8:14. Tomamos tierra suavemente en Bruselas tras más de nueve horas de vuelo desde Dehli. Cansancio. Más aún cuando la memoria alerta de otro vuelo y un AVE Madrid-Sevilla de forzosa propina. El alba se muestra tímido en la capital de Bélgica. De repente, el avión frena, aún lejos de la terminal de llegadas de Zaventem. El capitán nos pide paciencia para el desembarco, desapasionadamente, debido a un «incidente» en el aeropuerto.
Quince, veinte, cuarenta minutos… Una hora, hora y media… Seguimos confinados mientras vagos testimonios nos desconciertan vía SMS: «explosión», «amenaza», «atentado». Por las ventanillas se atisba el creciente trajín en el exterior. Vemos aviones como el nuestro ‘vomitando’ pasajeros, flujos intermitentes de policías, bomberos y, horror, ambulancias.
Los mensajes de móvil se disparan y hablan de hechos terribles. Muerte y destrucción apenas diez minutos antes de nuestra llegada. Se intuye la firma del Estado Islámico, el desgarro de los asesinos del Daesh. Los cobardes terroristas golpean el corazón de Europa, símbolo de la Unión, pocos días después de que cayera Salah Abdelsam, el otro gran cobarde de París.
Un bombero irrumpe en el avión; con gesto acelerado nos insta a abandonar la nave y pide que no carguemos con ningún equipaje. La preocupación general se tiñe de silencio y obediencia. Nos trasladan a una explanada de gris alquitrán fuera del aeropuerto. Hace frío. Todos los pasajeros de la mañana, muchos niños y ancianos, más de 2.000, se agolpan confundidos. Cerca hay ambulancias y quien estira la traquea ve heridos ensangrentados. Ahora sí, se consuma el horror.
Una hora después nos enlatan en autobuses que no se deciden a arrancar para alejarnos del miedo. En cambio, al rato, nos devuelven al aeropuerto, a un hangar gigantesco y frío. Ante la flagrante falta de información y recursos, se percibe no obstante una suerte de solidaridad silente entre los asustados pasajeros.

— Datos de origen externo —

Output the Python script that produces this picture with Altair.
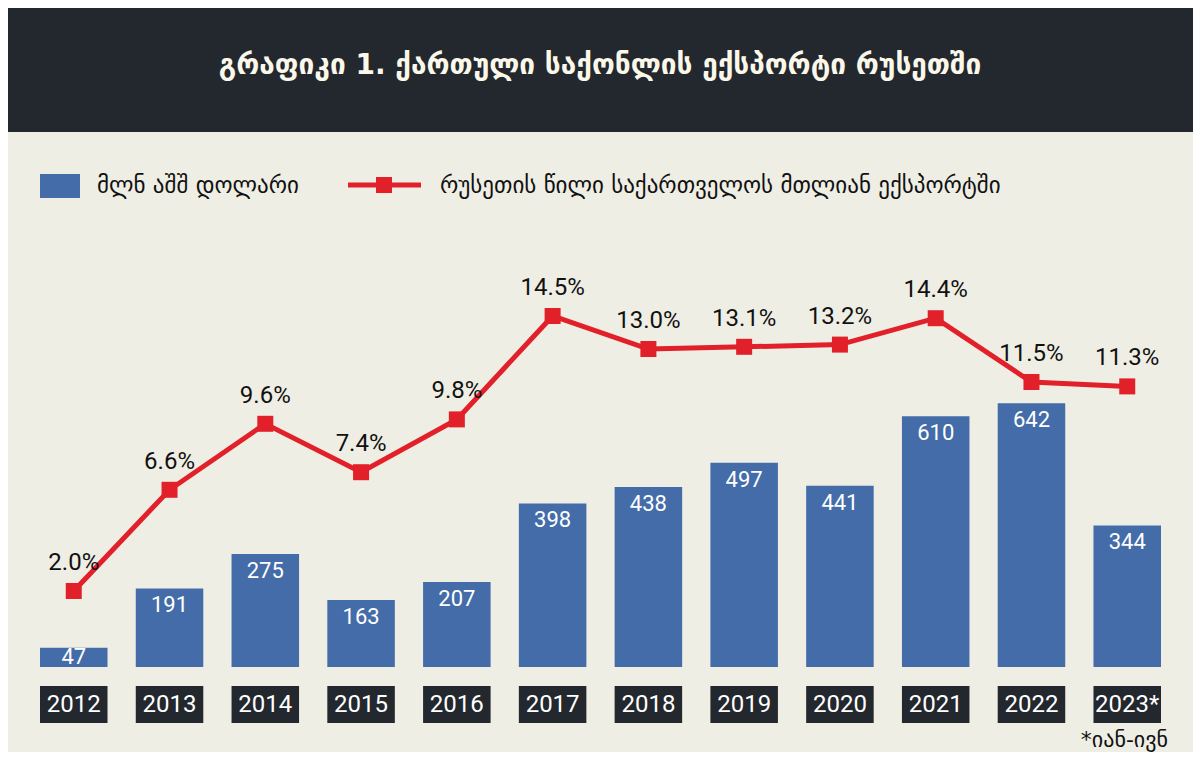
import altair as alt
import pandas as pd

# ---- data ----
years = ["2012", "2013", "2014", "2015", "2016", "2017", "2018", "2019", "2020", "2021", "2022", "2023*"]
exports_musd = [47, 191, 275, 163, 207, 398, 438, 497, 441, 610, 642, 344]
russia_share = [2.0, 6.6, 9.6, 7.4, 9.8, 14.5, 13.0, 13.1, 13.2, 14.4, 11.5, 11.3]

title_text = "გრაფიკი 1. ქართული საქონლის ექსპორტი რუსეთში"
legend_bar = "მლნ აშშ დოლარი"
legend_line = "რუსეთის წილი საქართველოს მთლიან ექსპორტში"
footnote = "*იან-ივნ"

# ---- styling ----
W, H = 1185, 744
BG = "#efeee4"
DARK = "#23272e"
BLUE = "#436ca9"
RED = "#e2202a"
NUM_FONT = "Roboto, 'DejaVu Sans'"
GEO_FONT = "'DejaVu Sans', Roboto"

df = pd.DataFrame({"year": years, "value": exports_musd, "share": russia_share})
df["share_lbl"] = [f"{s:.1f}%" for s in russia_share]

xs = alt.Scale(domain=years, range=[32, 1153], paddingInner=0.295, paddingOuter=0)
x = alt.X("year:N", scale=xs, axis=None, sort=None)

ybar = alt.Scale(domain=[0, 1000], range=[659, 248], zero=True, nice=False)
yline = alt.Scale(domain=[0, 20], range=[627, 187], zero=True, nice=False)

base = alt.Chart(df)

bars = base.mark_bar(color=BLUE).encode(
    x=x, y=alt.Y("value:Q", scale=ybar, axis=None)
)

bar_labels = base.transform_calculate(
    lab="max(datum.value - 41, datum.value / 2)"
).mark_text(color="white", font=NUM_FONT, fontSize=22, baseline="middle").encode(
    x=x, y=alt.Y("lab:Q", scale=ybar, axis=None), text="value:Q"
)

line = base.mark_line(color=RED, strokeWidth=5).encode(
    x=x, y=alt.Y("share:Q", scale=yline, axis=None)
)
points = base.mark_point(shape="square", filled=True, size=256, color=RED, opacity=1).encode(
    x=x, y=alt.Y("share:Q", scale=yline, axis=None)
)
pct_labels = base.mark_text(color="#111111", font=NUM_FONT, fontSize=24, baseline="middle", dy=-28).encode(
    x=x, y=alt.Y("share:Q", scale=yline, axis=None), text="share_lbl:N"
)

year_boxes = base.mark_bar(color=DARK).encode(
    x=x, y=alt.value(678), y2=alt.value(715)
)
year_text = base.mark_text(color="white", font=NUM_FONT, fontSize=24, baseline="middle").encode(
    x=x, y=alt.value(697), text="year:N"
)

one = alt.Chart(pd.DataFrame({"k": [0]}))

header = one.mark_rect(color=DARK).encode(
    x=alt.value(0), x2=alt.value(W), y=alt.value(0), y2=alt.value(124)
)
title = alt.Chart(pd.DataFrame({"t": [title_text]})).mark_text(
    color="#fbf8ea", font=GEO_FONT, fontSize=28, fontWeight="bold", baseline="middle", align="center"
).encode(x=alt.value(592), y=alt.value(58), text="t:N")

leg_rect = one.mark_rect(color=BLUE).encode(
    x=alt.value(32), x2=alt.value(72), y=alt.value(166), y2=alt.value(190)
)
leg_t1 = alt.Chart(pd.DataFrame({"t": [legend_bar]})).mark_text(
    color="#111111", font=GEO_FONT, fontSize=23, baseline="middle", align="left"
).encode(x=alt.value(89), y=alt.value(178), text="t:N")
leg_line = one.mark_rule(color=RED, strokeWidth=5).encode(
    x=alt.value(340), x2=alt.value(413), y=alt.value(177)
)
leg_sq = one.mark_point(shape="square", filled=True, size=256, color=RED, opacity=1).encode(
    x=alt.value(376), y=alt.value(177)
)
leg_t2 = alt.Chart(pd.DataFrame({"t": [legend_line]})).mark_text(
    color="#111111", font=GEO_FONT, fontSize=23, baseline="middle", align="left"
).encode(x=alt.value(432), y=alt.value(178), text="t:N")

foot = alt.Chart(pd.DataFrame({"t": [footnote]})).mark_text(
    color="#111111", font=GEO_FONT, fontSize=22, baseline="middle", align="right"
).encode(x=alt.value(1160), y=alt.value(732), text="t:N")

chart = alt.layer(
    header, title, leg_rect, leg_t1, leg_line, leg_sq, leg_t2,
    bars, bar_labels, year_boxes, year_text, line, points, pct_labels, foot
).resolve_scale(y="independent").properties(
    width=W, height=H, padding=0,
    autosize=alt.AutoSizeParams(type="none"),
).configure(background=BG).configure_view(strokeWidth=0)

chart.save("out.html", embed_options={"renderer": "svg", "actions": False})
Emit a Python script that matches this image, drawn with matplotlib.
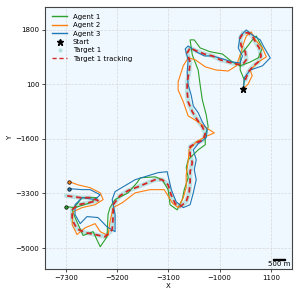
import numpy as np
import matplotlib
matplotlib.use('Agg')
import matplotlib.pyplot as plt
from matplotlib.lines import Line2D
from mpl_toolkits.axes_grid1.anchored_artists import AnchoredSizeBar

# target 1 path (x, y)
target_x = [50, 170, 380, 580, 700, 620, 460, 340, 170, -30, -160, -120, 50, 90, -70,
            -360, -650, -980, -1300, -1630, -1960, -2210, -2330, -2210, -2250, -2330,
            -2330, -2290, -2120, -1920, -1710, -1590, -1670, -1960, -2210, -2210, -2120,
            -2210, -2210, -2250, -2370, -2620, -2820, -2990, -3110, -3350, -3640, -3930,
            -4340, -4750, -5080, -5360, -5360, -5400, -5690, -6100, -6510, -6840, -7040,
            -7040, -6800, -6390, -5980, -6300, -6710, -7290]
target_y = [240, 490, 680, 800, 990, 1240, 1430, 1610, 1710, 1710, 1550, 1300, 1120, 870, 710,
            740, 800, 870, 990, 1050, 1150, 1240, 1080, 800, 490, 180,
            -130, -440, -750, -1000, -1220, -1410, -1630, -1720, -1840, -2090, -2340,
            -2620, -2930, -3280, -3560, -3710, -3620, -3340, -3030, -2870, -2870, -2960,
            -3090, -3210, -3370, -3650, -4020, -4430, -4650, -4580, -4520, -4400, -4120,
            -3810, -3650, -3590, -3520, -3430, -3430, -3370]

agent1_x = [-30, 10, -160, -160, 90, 340, 500, 750, 580, 250, -160, -480, -890, -1390,
            -1800, -2040, -2210, -2120, -1880, -1800, -1710, -1550, -1470, -1590, -1590,
            -1880, -2290, -2370, -2290, -2450, -2530, -2740, -3030, -3110, -3350, -3640,
            -4250, -4380, -4750, -5280, -5490, -5570, -5610, -5890, -6180, -6590, -6880,
            -7040, -6630, -6020, -6300, -6920, -7290]
agent1_y = [-40, 240, 550, 1020, 1240, 1490, 1610, 1240, 930, 800, 680, 800, 1050, 1120,
            1240, 1490, 1490, 1020, 550, 90, -380, -850, -1220, -1470, -1780,
            -1940, -2250, -2500, -2810, -3180, -3490, -3810, -3650, -3180, -2870, -2780,
            -2810, -2960, -3280, -3490, -3740, -3960, -4650, -4960, -4490, -4610, -4120,
            -3810, -3430, -3430, -3590, -3740, -3710]

agent2_x = [-30, 170, 330, 250, 580, 910, 750, 460, 290, 90, -30, -160, -320, -650,
            -1140, -1590, -2000, -2290, -2490, -2700, -2700, -2490, -2290, -1960, -1550,
            -1220, -1590, -1960, -2250, -2290, -2370, -2370, -2490, -2700, -2940, -3270,
            -3850, -4460, -4990, -5360, -5490, -5570, -5890, -6100, -6510, -6840, -7040,
            -7000, -6630, -6100, -5770, -5890, -6300, -6800, -7160]
agent2_y = [-40, 120, 370, 550, 800, 960, 1240, 1490, 1740, 1610, 1360, 1020, 680, 520,
            550, 650, 870, 930, 680, 180, -70, -440, -880, -1030, -1250,
            -1410, -1530, -1690, -1940, -2310, -2720, -3120, -3430, -3740, -3590, -3180,
            -3180, -3280, -3590, -3740, -4180, -4610, -4490, -4240, -4370, -4580, -4270,
            -3870, -3740, -3650, -3490, -3280, -3120, -3030, -2930]

agent3_x = [-30, 10, 250, 750, 1070, 830, 660, 340, 90, -160, -240, -70, -160, -480,
            -890, -1300, -1630, -1960, -2290, -2410, -2290, -2330, -2290, -2170, -2080,
            -1880, -1710, -1510, -1550, -1880, -2080, -1960, -2040, -1960, -2080, -2210,
            -2490, -2780, -2980, -3150, -3520, -4460, -5280, -5400, -5280, -5280, -5610,
            -5980, -6430, -6710, -6920, -6920, -6630, -6100, -5890, -6300, -6630, -7160]
agent3_y = [-40, 310, 550, 680, 930, 1240, 1490, 1640, 1800, 1610, 1240, 990, 770, 800,
            900, 990, 990, 1120, 1300, 1210, 870, 490, 90, -220, -570,
            -780, -1070, -1310, -1560, -1750, -1940, -2250, -2560, -2870, -3280, -3650,
            -3740, -3560, -3180, -2620, -2650, -2870, -3240, -3490, -3960, -4490, -4340,
            -4050, -4020, -4240, -3960, -3650, -3430, -3490, -3340, -3180, -3180, -3150]

start = (-30, -40)

plt.rcParams['font.size'] = 5
fig = plt.figure(figsize=(2.99, 2.99), dpi=100)
ax = fig.add_axes([0.1505, 0.1003, 0.826, 0.8773])
ax.set_facecolor('aliceblue')

# target band + tracking line
ax.plot(target_x, target_y, color='#8fd3cc', lw=3.2, alpha=0.55, solid_capstyle='round', zorder=2)

agents = [(agent1_x, agent1_y, 'tab:green', 'Agent 1'),
          (agent2_x, agent2_y, 'tab:orange', 'Agent 2'),
          (agent3_x, agent3_y, 'tab:blue', 'Agent 3')]
for xs, ys, c, lab in agents:
    ax.plot(xs, ys, color=c, lw=0.8, zorder=3)
    ax.plot(xs[-1], ys[-1], 'o', color=c, mec='black', mew=0.5, ms=2.5, zorder=5)

ax.plot(target_x, target_y, color='tab:red', lw=1.3, ls=(0, (3, 2)), zorder=4)
ax.plot(start[0], start[1], '*', color='black', ms=5, zorder=6)

handles = [Line2D([], [], color='tab:green', lw=1),
           Line2D([], [], color='tab:orange', lw=1),
           Line2D([], [], color='tab:blue', lw=1),
           Line2D([], [], color='black', marker='*', ls='', ms=5),
           Line2D([], [], color='#8fd3cc', marker='o', ls='', ms=2, alpha=0.5),
           Line2D([], [], color='tab:red', lw=1, ls=(0, (3, 2)))]
labels = ['Agent 1', 'Agent 2', 'Agent 3', 'Start', 'Target 1', 'Target 1 tracking']
ax.legend(handles, labels, loc='upper left', frameon=False, fontsize=5,
          handlelength=2.2, labelspacing=0.35, borderaxespad=0.6)

ax.set_xlim(-8150, 1960)
ax.set_ylim(-5655, 2525)
ax.set_xticks([-7300, -5200, -3100, -1000, 1100])
ax.set_yticks([1800, 100, -1600, -3300, -5000])
ax.set_xlabel('X', labelpad=2)
ax.set_ylabel('Y', labelpad=2)
ax.tick_params(length=2, width=0.5, pad=2)
ax.grid(True, ls='--', lw=0.5, color='#d0d0d0', alpha=0.8)
for s in ax.spines.values():
    s.set_color('#444444')
    s.set_linewidth(0.8)

sb = AnchoredSizeBar(ax.transData, 500, '500 m', 'lower right', pad=0.2,
                     frameon=False, size_vertical=20, sep=1, fontproperties={'size': 5})
ax.add_artist(sb)

fig.savefig('out.png', dpi=100)
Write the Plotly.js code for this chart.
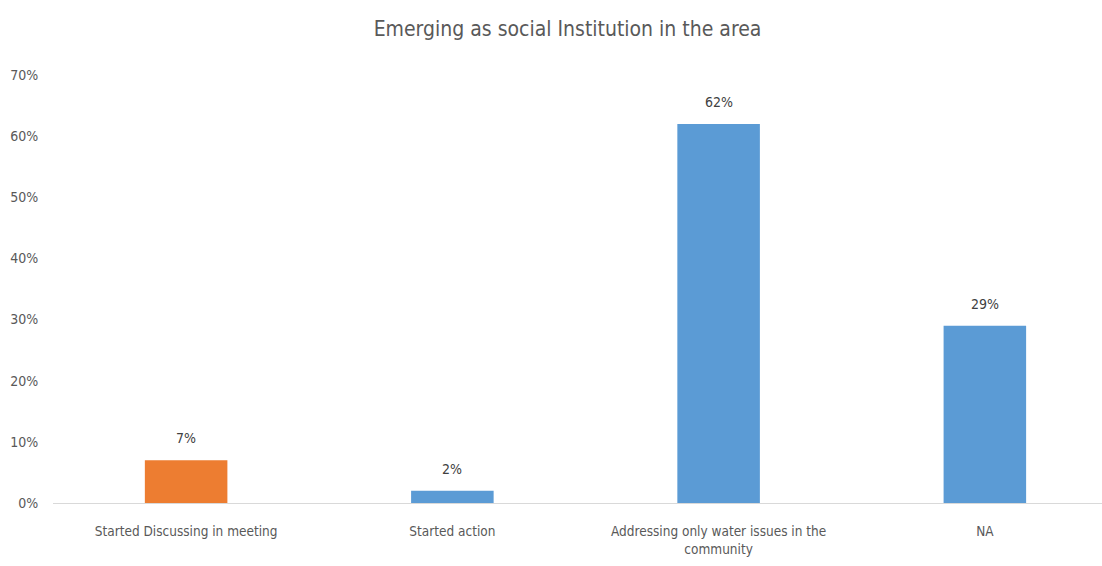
<!DOCTYPE html>
<html><head><meta charset="utf-8">
<script src="https://cdn.plot.ly/plotly-3.0.1.min.js"></script>
<style>html,body{margin:0;padding:0;background:#fff}#chart{width:1102px;height:566px}</style>
</head><body><div id="chart"></div>
<script>
var categories = ["Started Discussing in meeting", "Started action", "Addressing only water issues in the<br>community", "NA"];
var values = [0.07, 0.02, 0.62, 0.29];
var barColors = ["#ED7D31", "#5B9BD5", "#5B9BD5", "#5B9BD5"];
var yTickVals = [0, 0.1, 0.2, 0.3, 0.4, 0.5, 0.6, 0.7];
var yTickText = ["0%", "10%", "20%", "30%", "40%", "50%", "60%", "70%"];
var labelText = values.map(function(v){ return Math.round(v*100) + "%"; });

var FONT = "'Liberation Sans Narrow', 'DejaVu Sans Condensed', 'Open Sans', sans-serif";
var annotations = categories.map(function(c, i){
  return {x: c, y: values[i], text: labelText[i], showarrow: false, yanchor: "bottom", yshift: 12,
          font: {family: FONT, size: 14, color: "#404040"}};
});

var trace = {type: "bar", x: categories, y: values, width: 0.31,
  marker: {color: barColors}, hoverinfo: "none"};

var layout = {
  width: 1102, height: 566,
  margin: {l: 53, r: 0, t: 75, b: 63},
  paper_bgcolor: "#fff", plot_bgcolor: "#fff",
  title: {text: "Emerging as social Institution in the area", x: 0.515, xanchor: "center", y: 0.95, yanchor: "middle",
          font: {family: FONT, size: 21, color: "#595959"}},
  xaxis: {range: [-0.5, 3.44], showgrid: false, zeroline: false, showline: true, linecolor: "#D9D9D9", linewidth: 1,
          ticks: "", ticklabelstandoff: 16, tickfont: {family: FONT, size: 13.5, color: "#595959"}, fixedrange: true},
  yaxis: {range: [0, 0.7], tickvals: yTickVals, ticktext: yTickText, showgrid: false, zeroline: false, showline: false,
          ticks: "outside", ticklen: 11, tickcolor: "rgba(0,0,0,0)",
          tickfont: {family: FONT, size: 14, color: "#595959"}, fixedrange: true},
  annotations: annotations,
  showlegend: false, bargap: 0.69
};
Plotly.newPlot("chart", [trace], layout, {displayModeBar: false, staticPlot: true});
</script></body></html>
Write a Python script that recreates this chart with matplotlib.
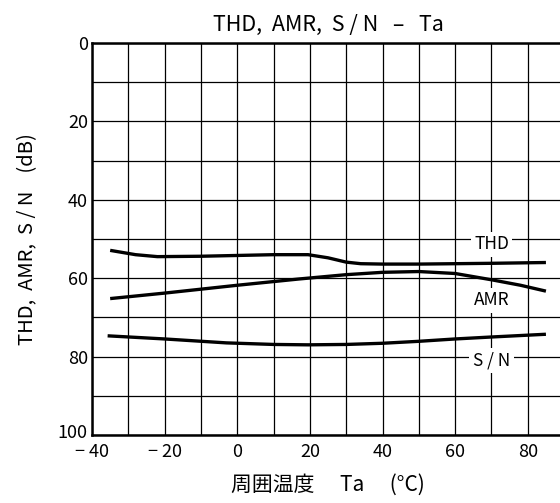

Somos sombras perplejas. Las horas pasan, la fatiga aumenta, las cábalas sobre la fortuna se disparan… mientras tanto, esperamos. Solo esperamos. El tedio no se altera ni por el estruendo de una explosióncontrolada en la lejanía.
Por fin, tras horas de dura pugna por los preciados enchufes que cargan móviles y ordenadores, vuelven los autobuses. 40 pasarejos por coche. Ni uno más, ni uno menos. Nos llevan pesadamente a un campamento de la Cruz Roja, donde más que alivio, la certeza de que hoy no volveremos a casa tumba al iluso espejismo del retorno al hogar.
¿Todo esto está pasando? ¿De verdad? ¿En Bruselas? El sentimiento resultante de esta incierta experiencia es precisamente ese: incertidumbre. El terrorismo yihadista, llámese Daesh, Al Nusra, Boko Haram o el que esté por venir, se ha alzado como principal peligro de nuestro querido cortijo europeo, que dio sus primeras muestras de camelo institucional con la crisis económica y que se han confirmado con la descarnada avalancha de refugiados y la misma inoperancia antiterrorista.
Daesh ha golpeado donde más nos duele. Desde sus eriales de Oriente medio ha sabido pinchar como nadie nuestra burbuja de mentira, aquella en la que nos creíamos a salvo de todo y de todos. Los yihadistas han sabido, primero, decirnos como nadie que debemos tenerles miedo, merced a una maquinaria mediática del terror sin precedentes, y segundo, golpeando símbolos de nuestra cultura, sociedad y libertad.
Pero no se preocupen por Daesh. Perdón. Sí, preocúpense. Pero deben temer más a ése que está por llegar, y que pulirá y perfeccionará lo que los súbditos del «califa» Al Baghdadi han comenzado gracias a la debilidad de nuestra Europa.